Introducing the VR/AR element could help ensure consistency across all data and metadata, highlighting anything that needs to be corrected, completed, or removed due to duplication.

If headaches are emerging as a common adverse event, whether linked to a COVID-19 treatment or some other medical intervention, the ability to include the dimension of emotion in analyses could help determine whether stress and anxiety might be significant contributors.

Clinical studies can be harder to plan and recruit for, as pharmaceutical companies’ focus turns away from blockbuster drugs towards more specialised medicine, such as therapies for rare diseases. Adding a VR capability to clinical study planning and management, including dimensions for patient recruitment and availability, could make it easier to factor in all the variables and make more realistic calculations.

Getting the Pfizer-BioNTech COVID-19 vaccine to market required a complex logistics chain and infrastructure, because of its particular temperature requirements. Being able to navigate the complex considerations visually across multidimensional datasets enables accurate planning, including any contingencies required.

Roads and trucks could represent supply and demand, and colours could signal time or quality issues. In the context of COVID-19, a model of the earth and spike lengths could signal where peaks of the virus are currently, or where demand is building, or least fulfilled.

Assessing the progress of electronic common technical document submissions by being able to visualise and navigate these as 3D pyramids, and see at a glance which parts are incomplete or waiting for documents or data, and which submissions have deadlines approaching, aided by colour coding, could make it much easier for regulatory teams to keep things moving.

As identification of medicinal products submissions become obligatory, advanced data visualisation could provide an invaluable overview across all the different data dimensions, helping companies cope with their increasingly complex data gathering and maintenance burden.

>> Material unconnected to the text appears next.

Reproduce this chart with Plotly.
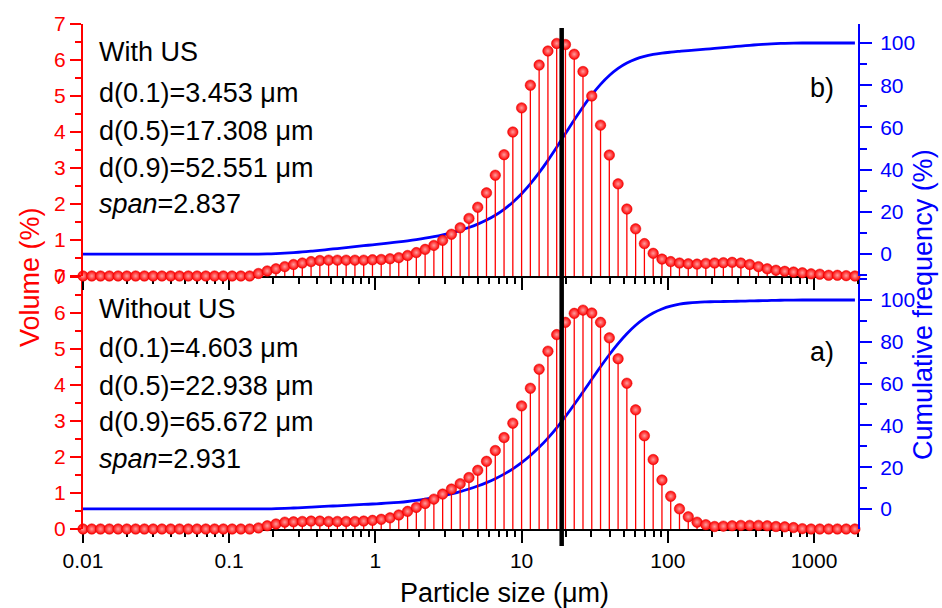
import plotly.graph_objects as go

# ---------------- data ----------------
sizes = [0.01, 0.01148, 0.01318, 0.01514, 0.01738, 0.01995, 0.02291, 0.0263, 0.0302, 0.03467,
         0.03981, 0.04571, 0.05248, 0.06026, 0.06918, 0.07943, 0.0912, 0.1047, 0.1202, 0.138,
         0.1585, 0.182, 0.2089, 0.2399, 0.2754, 0.3162, 0.3631, 0.4169, 0.4786, 0.5495,
         0.631, 0.7244, 0.8318, 0.955, 1.096, 1.259, 1.445, 1.66, 1.905, 2.188,
         2.512, 2.884, 3.311, 3.802, 4.365, 5.012, 5.754, 6.607, 7.586, 8.71,
         10.0, 11.48, 13.18, 15.14, 17.38, 19.95, 22.91, 26.3, 30.2, 34.67,
         39.81, 45.71, 52.48, 60.26, 69.18, 79.43, 91.2, 104.7, 120.2, 138.0,
         158.5, 182.0, 208.9, 239.9, 275.4, 316.2, 363.1, 416.9, 478.6, 549.5,
         631.0, 724.4, 831.8, 955.0, 1096, 1259, 1445, 1660, 1905]

vol_with_us = [0]*20 + [
    0.07, 0.14, 0.20, 0.26, 0.32, 0.36, 0.40, 0.43, 0.44, 0.44, 0.44, 0.44, 0.44, 0.45, 0.46, 0.48,
    0.51, 0.57, 0.65, 0.74, 0.85, 0.99, 1.16, 1.34, 1.60, 1.91, 2.31, 2.80, 3.37, 4.00, 4.67,
    5.30, 5.86, 6.25, 6.46, 6.43, 6.16, 5.68, 5.00, 4.19, 3.36, 2.56, 1.86, 1.31, 0.90, 0.63,
    0.47, 0.40, 0.36, 0.34, 0.33, 0.35, 0.36, 0.37, 0.38, 0.36, 0.32, 0.26, 0.20, 0.16, 0.13,
    0.11, 0.09, 0.06, 0.05, 0.02, 0.02, 0.01, 0.0]

cum_with_us = [0]*21 + [
    0.07, 0.21, 0.41, 0.67, 0.99, 1.35, 1.75, 2.18, 2.62, 3.06, 3.50, 3.94, 4.38, 4.83, 5.29,
    5.77, 6.28, 6.85, 7.50, 8.24, 9.09, 10.08, 11.24, 12.58, 14.18, 16.09, 18.40, 21.20, 24.57,
    28.57, 33.24, 38.54, 44.40, 50.65, 57.11, 63.54, 69.70, 75.38, 80.38, 84.57, 87.93, 90.49,
    92.35, 93.66, 94.56, 95.19, 95.66, 96.06, 96.42, 96.76, 97.09, 97.44, 97.80, 98.17, 98.55,
    98.91, 99.23, 99.49, 99.69, 99.85, 99.95, 100, 100, 100, 100, 100, 100, 100]

vol_without_us = [0]*20 + [
    0.03, 0.09, 0.14, 0.19, 0.20, 0.21, 0.22, 0.22, 0.21, 0.21, 0.21, 0.21, 0.22, 0.24, 0.27, 0.31,
    0.39, 0.49, 0.60, 0.71, 0.83, 0.97, 1.11, 1.26, 1.43, 1.63, 1.88, 2.18, 2.54, 2.94, 3.42,
    3.91, 4.44, 4.94, 5.40, 5.74, 5.99, 6.08, 6.00, 5.74, 5.31, 4.73, 4.05, 3.31, 2.59, 1.93,
    1.36, 0.91, 0.56, 0.34, 0.19, 0.12, 0.07, 0.08, 0.09, 0.10, 0.10, 0.10, 0.09, 0.07, 0.06,
    0.04, 0.01, 0, 0, 0, 0, 0, 0]

cum_without_us = [0]*21 + [
    0.03, 0.12, 0.26, 0.45, 0.65, 0.86, 1.08, 1.30, 1.51, 1.72, 1.93, 2.14, 2.36, 2.60, 2.87,
    3.18, 3.57, 4.06, 4.66, 5.37, 6.20, 7.17, 8.28, 9.54, 10.97, 12.60, 14.48, 16.66, 19.20,
    22.14, 25.56, 29.47, 33.91, 38.85, 44.25, 49.99, 55.98, 62.06, 68.06, 73.80, 79.11, 83.84,
    87.89, 91.20, 93.79, 95.72, 97.08, 97.99, 98.55, 98.89, 99.08, 99.20, 99.27, 99.35, 99.44,
    99.54, 99.64, 99.74, 99.83, 99.90, 99.96, 100, 100, 100, 100, 100, 100, 100]

marker_line_size = 18.8   # vertical reference line (µm)

tick_vals = [0.01, 0.1, 1, 10, 100, 1000]
tick_text = ["0.01", "0.1", "1", "10", "100", "1000"]

labels_top = ["With US", "d(0.1)=3.453 μm", "d(0.5)=17.308 μm", "d(0.9)=52.551 μm", "<i>span</i>=2.837"]
labels_bot = ["Without US", "d(0.1)=4.603 μm", "d(0.5)=22.938 μm", "d(0.9)=65.672 μm", "<i>span</i>=2.931"]

# ---------------- layout geometry ----------------
W, H = 942, 608
L, R, T, B = 83, 858, 24, 529
def xp(px): return (px - L) / (R - L)
def yp(py): return (B - py) / (B - T)

FONT = "Liberation Sans, Arial, Helvetica, sans-serif"
RED, BLUE = "#ff0000", "#0000ff"

minor_vals = [m * 10**e for e in range(-2, 4) for m in range(2, 10)]

fig = go.Figure()

def add_panel(vol, cum, xa, ycum, yvol):
    fig.add_trace(go.Scatter(x=sizes, y=cum, mode="lines", xaxis=xa, yaxis=ycum,
                             line=dict(color=BLUE, width=2.8, shape="spline"),
                             showlegend=False, hoverinfo="skip"))
    fig.add_trace(go.Scatter(x=sizes, y=vol, mode="markers", xaxis=xa, yaxis=yvol,
                             cliponaxis=False,
                             marker=dict(size=10.5, color=RED,
                                         gradient=dict(type="radial", color="#ff9c9c"),
                                         line=dict(color="#e00000", width=0.5)),
                             error_y=dict(type="data", symmetric=False, array=[0]*len(vol),
                                          arrayminus=vol, width=0, thickness=1.3, color=RED),
                             showlegend=False, hoverinfo="skip"))

add_panel(vol_without_us, cum_without_us, "x", "y", "y2")
add_panel(vol_with_us, cum_with_us, "x2", "y3", "y4")

xcommon = dict(type="log", range=[-2, 3.301], showline=True, linecolor="black", linewidth=2,
               showgrid=False, zeroline=False, tickcolor="black", tickwidth=2, layer="below traces")

def cum_axis(**kw):
    d = dict(side="right", tickmode="linear", tick0=0, dtick=20, showline=True, linecolor=BLUE,
             linewidth=2, ticks="outside", ticklen=12, tickwidth=2, tickcolor=BLUE,
             ticklabelstandoff=4,
             tickfont=dict(size=21, color=BLUE), showgrid=False, zeroline=False,
             minor=dict(tick0=0, dtick=10, ticks="outside", ticklen=7, tickwidth=2,
                        tickcolor=BLUE, showgrid=False))
    d.update(kw)
    return d

def vol_axis(**kw):
    d = dict(side="left", range=[0, 7], tickmode="linear", tick0=0, dtick=1, showline=True,
             linecolor=RED, linewidth=2, ticks="outside", ticklen=11, tickwidth=2, tickcolor=RED,
             tickfont=dict(size=21, color=RED), showgrid=False, zeroline=False,
             minor=dict(tick0=0, dtick=0.5, ticks="outside", ticklen=6, tickwidth=2,
                        tickcolor=RED, showgrid=False))
    d.update(kw)
    return d

fig.update_layout(
    width=W, height=H,
    margin=dict(l=L, r=W - R, t=T, b=H - B),
    paper_bgcolor="white", plot_bgcolor="white",
    font=dict(family=FONT, color="black"),
    xaxis=dict(**xcommon, anchor="y", ticks="outside", ticklen=12,
               tickvals=tick_vals, ticktext=tick_text,
               tickfont=dict(size=21, color="black"),
               minor=dict(tickvals=minor_vals, ticks="outside", ticklen=6,
                          tickcolor="black", tickwidth=2, showgrid=False)),
    xaxis2=dict(**xcommon, anchor="y3", matches="x", ticks="outside", ticklen=12,
                tickvals=tick_vals, showticklabels=False,
                minor=dict(tickvals=minor_vals, ticks="outside", ticklen=6,
                           tickcolor="black", tickwidth=2, showgrid=False)),
    xaxis3=dict(**xcommon, anchor="y3", overlaying="x2", side="top", ticks="inside", ticklen=10,
                tickvals=tick_vals, showticklabels=False,
                minor=dict(tickvals=minor_vals, ticks="inside", ticklen=6,
                           tickcolor="black", tickwidth=2, showgrid=False)),
    yaxis=cum_axis(domain=[0, 0.499], anchor="x", range=[-9.6, 111]),
    yaxis2=vol_axis(overlaying="y", anchor="x"),
    yaxis3=cum_axis(domain=[0.501, 1], anchor="x2", range=[-10.4, 109]),
    yaxis4=vol_axis(overlaying="y3", anchor="x2"),
)

# vertical reference line
fig.add_shape(type="line", xref="x", yref="paper", x0=marker_line_size, x1=marker_line_size,
              y0=yp(546), y1=yp(28), line=dict(color="black", width=4.5), layer="above")

TXT = 27
annots = []
top_y = [52, 93, 131, 168, 204]
bot_y = [309, 348, 386, 422, 459]
for txt, py in zip(labels_top, top_y):
    annots.append(dict(text=txt, x=xp(97), y=yp(py), xref="paper", yref="paper",
                       xanchor="left", yanchor="middle", showarrow=False,
                       font=dict(size=TXT, color="black", family=FONT)))
for txt, py in zip(labels_bot, bot_y):
    annots.append(dict(text=txt, x=xp(97), y=yp(py), xref="paper", yref="paper",
                       xanchor="left", yanchor="middle", showarrow=False,
                       font=dict(size=TXT, color="black", family=FONT)))
annots.append(dict(text="b)", x=xp(808), y=yp(88), xref="paper", yref="paper",
                   xanchor="left", yanchor="middle", showarrow=False,
                   font=dict(size=TXT, color="black", family=FONT)))
annots.append(dict(text="a)", x=xp(808), y=yp(352), xref="paper", yref="paper",
                   xanchor="left", yanchor="middle", showarrow=False,
                   font=dict(size=TXT, color="black", family=FONT)))
annots.append(dict(text="Volume (%)", x=xp(30), y=yp(277), xref="paper", yref="paper",
                   xanchor="center", yanchor="middle", textangle=-90, showarrow=False,
                   font=dict(size=27, color=RED, family=FONT)))
annots.append(dict(text="Cumulative frequency (%)", x=xp(923), y=yp(305), xref="paper", yref="paper",
                   xanchor="center", yanchor="middle", textangle=-90, showarrow=False,
                   font=dict(size=27, color=BLUE, family=FONT)))
annots.append(dict(text="Particle size (μm)", x=xp(398), y=yp(593), xref="paper", yref="paper",
                   xanchor="left", yanchor="middle", showarrow=False,
                   font=dict(size=27, color="black", family=FONT)))
fig.update_layout(annotations=annots)

fig.write_html("out.html", config={"displayModeBar": False},
               post_script="document.body.style.margin='0px';document.body.style.padding='0px';")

Once-cumbersome VR headsets are already giving way to slimmer glasses without wires – which, in turn, could be exchanged for content lenses. All of the heavy lifting, such as the intense data processing, can happen in the cloud today, connected via continuously-improving network bandwidth.

AR has its own distinct value in bringing digital and physical domains closer to performing real-time analyses. Take the scenario of a pharmacist asked to perform an inventory check to identify any non-compliant products in their stock room following a regulatory change. It’s possible to imagine scenarios where they would simply put on a headset that automatically scans for affected products, comparing the labels of products on the shelves with the correct latest information.

AR and VR technology promises more natural and collaborative engagement with data. It replaces the traditional one-dimensional, sequential view of data with a more real-world approach. Increasingly intuitive, 3D data modelling and visualisation will become the norm, bringing data alive in all kinds of important new ways for companies, and supported by technology that is becoming an evermore seamless part of how people work.